Life and Death (1908) oil on canvas
This painting might considered his masterpiece. Very Symbolist in form, technique and subject matter: Death leering at Life. Death is wide awake, and Life, with its intertwining figures of babies, nurturing mothers, men, are all asleep.
A mosaic of colors, the two images are clearly delineated. There is a troubled feeling pervasive in his art work in most (or all ) of his pieces. The reoccurring themes of decadence, Death always nearby, and woman of brutal sexuality - in this work of art, women lovingly embracing a baby; what the critics would call the out come of a woman's insatiable need for sex.
The background is a lurid painted green, and Death looks to Life with black crosses all over his form. A form like a spectra. He would be like today's Goth movement, and in a split second he can ruin everything.

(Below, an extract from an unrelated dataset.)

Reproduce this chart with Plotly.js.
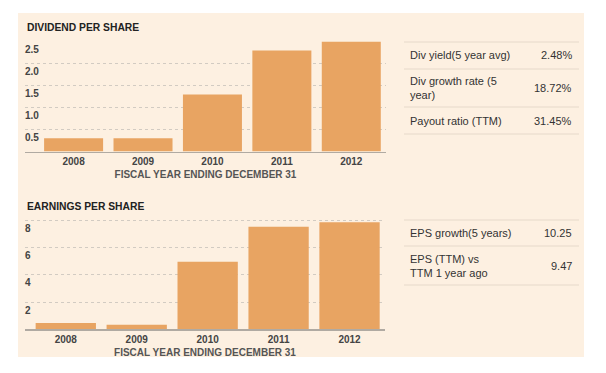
<!DOCTYPE html>
<html>
<head>
<meta charset="utf-8">
<script src="https://cdn.plot.ly/plotly-3.0.1.min.js"></script>
<style>html,body{margin:0;padding:0;background:#fff;}#chart{width:606px;height:373px;}</style>
</head>
<body>
<div id="chart"></div>
<script>
// ---- data ----
const years = ['2008', '2009', '2010', '2011', '2012'];
const dividendPerShare = [0.30, 0.30, 1.30, 2.30, 2.50];
const earningsPerShare = [0.46, 0.34, 4.95, 7.52, 7.84];
const divTickVals = [0.5, 1.0, 1.5, 2.0, 2.5];
const divTickText = ['0.5', '1.0', '1.5', '2.0', '2.5'];
const epsTickVals = [2, 4, 6, 8];
const epsTickText = ['2', '4', '6', '8'];
const divStatLabels = ['Div yield(5 year avg)', 'Div growth rate (5<br>year)', 'Payout ratio (TTM)'];
const divStatValues = ['2.48%', '18.72%', '31.45%'];
const epsStatLabels = ['EPS growth(5 years)', 'EPS (TTM) vs<br>TTM 1 year ago'];
const epsStatValues = ['10.25', '9.47'];
const divTitle = 'DIVIDEND PER SHARE';
const epsTitle = 'EARNINGS PER SHARE';
const xTitle = 'FISCAL YEAR ENDING DECEMBER 31';

// ---- layout helpers ----
const W = 606, H = 373;
const px = v => v / W;
const py = v => 1 - v / H;
const FONT = 'Liberation Sans, Arial, sans-serif';
const BAR = '#e8a462';
const BG = '#fdf0e1';
const TXT = '#333333';

const traces = [
  {type: 'bar', x: years, y: dividendPerShare, xaxis: 'x', yaxis: 'y',
   marker: {color: BAR, line: {width: 0}}, hoverinfo: 'x+y'},
  {type: 'bar', x: years, y: earningsPerShare, xaxis: 'x2', yaxis: 'y2',
   marker: {color: BAR, line: {width: 0}}, hoverinfo: 'x+y'}
];

function xAxis(domain, range, anchor) {
  return {
    domain: domain, range: range, type: 'category', anchor: anchor,
    showgrid: false, zeroline: false, fixedrange: true,
    showline: true, linecolor: '#b0aaa2', linewidth: 1.5,
    ticks: '', tickfont: {family: FONT, size: 10, color: '#444', weight: 'bold'},
    title: {text: xTitle, standoff: 5, font: {family: FONT, size: 10, color: '#555', weight: 'bold'}}
  };
}
function yAxis(domain, range, tv, tt, anchor) {
  return {
    domain: domain, range: range, anchor: anchor, fixedrange: true,
    tickvals: tv, ticktext: tt, showline: false, zeroline: false,
    showgrid: true, gridcolor: '#d2cbc2', griddash: 'dot', gridwidth: 1,
    ticks: '', ticklabelposition: 'inside', ticklabelstandoff: -3, ticklabelshift: 8,
    tickfont: {family: FONT, size: 10, color: '#444', weight: 'bold'}
  };
}

const annotations = [];
const shapes = [
  {type: 'rect', xref: 'paper', yref: 'paper', x0: px(18), x1: px(584), y0: py(357), y1: py(13),
   fillcolor: BG, line: {width: 0}, layer: 'below'}
];
function title(text, y) {
  annotations.push({xref: 'paper', yref: 'paper', x: px(25), y: py(y), xanchor: 'left', yanchor: 'middle',
    text: text, showarrow: false, font: {family: FONT, size: 10.3, color: '#222', weight: 'bold'}});
}
title(divTitle, 27);
title(epsTitle, 206);

function hline(y) {
  shapes.push({type: 'line', xref: 'paper', yref: 'paper', x0: px(404), x1: px(579), y0: py(y), y1: py(y),
    line: {color: '#e6d9ca', width: 1}});
}
function statTable(labels, values, lines) {
  lines.forEach(hline);
  labels.forEach((lab, i) => {
    const yc = (lines[i] + lines[i + 1]) / 2;
    annotations.push({xref: 'paper', yref: 'paper', x: px(408), y: py(yc), xanchor: 'left', yanchor: 'middle',
      align: 'left', text: lab, showarrow: false, font: {family: FONT, size: 11, color: TXT}});
    annotations.push({xref: 'paper', yref: 'paper', x: px(574), y: py(yc), xanchor: 'right', yanchor: 'middle',
      align: 'right', text: values[i], showarrow: false, font: {family: FONT, size: 11, color: TXT}});
  });
}
statTable(divStatLabels, divStatValues, [42, 69, 107, 134]);
statTable(epsStatLabels, epsStatValues, [220, 246, 285]);

const layout = {
  width: W, height: H, margin: {l: 0, r: 0, t: 0, b: 0},
  paper_bgcolor: '#ffffff', plot_bgcolor: 'rgba(0,0,0,0)',
  showlegend: false, bargap: 0.15,
  xaxis: xAxis([px(25), px(386)], [-0.7, 4.5], 'y'),
  yaxis: yAxis([py(151.5), py(151.5 - 2.52 * 43.9)], [0, 2.52], divTickVals, divTickText, 'x'),
  xaxis2: xAxis([px(25), px(385)], [-0.575, 4.5], 'y2'),
  yaxis2: yAxis([py(329.3), py(329.3 - 8.1 * 13.65)], [0, 8.1], epsTickVals, epsTickText, 'x2'),
  annotations: annotations, shapes: shapes
};

Plotly.newPlot('chart', traces, layout, {displayModeBar: false, staticPlot: true});
</script>
</body>
</html>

But Life is merged together like a fond family in bright mosaic colors of greens, yellows, blues, reds. It's an image like a crazy quilt and flatness but does not recognize the figure of Doom nearby, but sleeps to live life blissfully.
Klimt, and Austrian painter, was not beloved in his time. He often showed explicit sex themes, skull themes, pregnant woman, lesbianism, masturbation (yet it was all very organized). He underscored the decadent theme of Symbolism without apology.